あなたが段取りをガイドしてあげることで、お客様は「いついつに導入する必要があるんだな」と気づくことも多くあります。

最後にBとA。直球で聞かないほうがいい

B(予算)と決裁権(A)は、聞き方が直接的にならないよう、すこし工夫しましょう。
例えば、予算であれば「金額的に全く的外れの提案をお持ちするのは失礼にあたるため」と枕詞をつけるとよいです。
決裁権であれば、いきなり誰ですか?とは聞きづらいので「稟議の承認プロセスについて教えていただけませんか?」から入っていくとスムーズです。
前提としてニーズを理解しお客様の信頼をある程度得ていること、導入時期について会話できていることは抑えておきましょう。

注意点

Bはお客様も分かってないことが多い

比較対象の基準となる見積もりを過去に取得していない。
もしくは、使える予算を上司から聞かされていない。
といったように、予算についてお客様がそもそも把握できていないケースはよく有ります。
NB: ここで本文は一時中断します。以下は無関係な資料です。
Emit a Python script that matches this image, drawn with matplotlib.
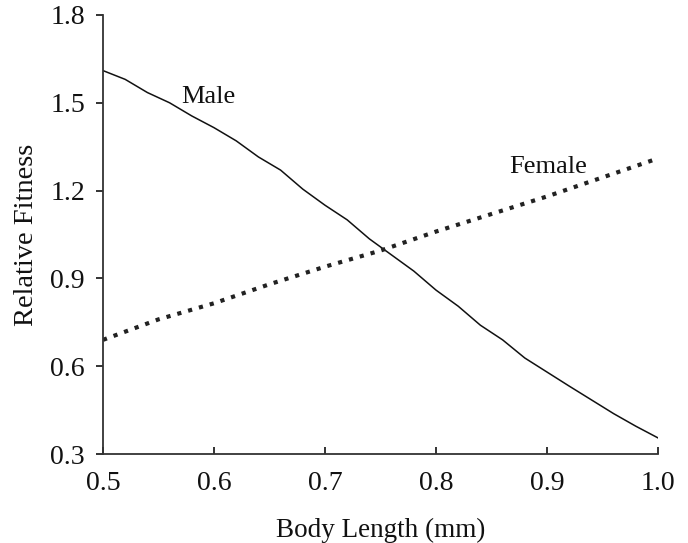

特に窓口のお客様が管理職であるかどうかはポイントです。
管理職でなければ予算管理業務を任されていないことが多いため、聞かれても答えられないのは普通でしょう。
担当者が予算を把握していない場合、金額を提示するタイミングで上司を同席させてくる場合が多いです。
同席させてこない場合、予算を管理している方は誰なのか聞いたうえで、大事なことなので説明の機会をいただけないかと打診しましょう。

Aをおさえにいくときにありがちなこと

前述の通り、A(決裁権)を持つ人に直接アプローチできていることは理想ですが、そうならない商談は多いです。
このとき、決裁権を持つ人にアプローチをかけることが目的化してしまうとよくないです。
今お会いしている担当者をよく見るべきです。会えないのは何故でしょう?
担当者と信頼関係を築けてますでしょうか?
Yesなら「一度しっかりとご説明したいので」と同席を頼みましょう。
Noなら、担当者は上司にあなたを会わせたくないと思っている可能性が高いです。
目の前の担当者に信頼してもらうことがAを抑えるうえで重要です。
決裁者に会うことなく決まる商談もたくさんあります。
目の前の担当者をよく見ましょう。

まとめ

BANTを活用することで受注の確度を測りやすくなり、次のアクションを考える際に役に立ちます。
この中で最も大事なのはN(必要性)です。
ニーズを理解していることを示すことでお客様との信頼を育んでいきましょう。
筆者としては、N→T→B→Aの順で確認していくのがおすすめです。

最後までお読みいただき、ありがとうございました。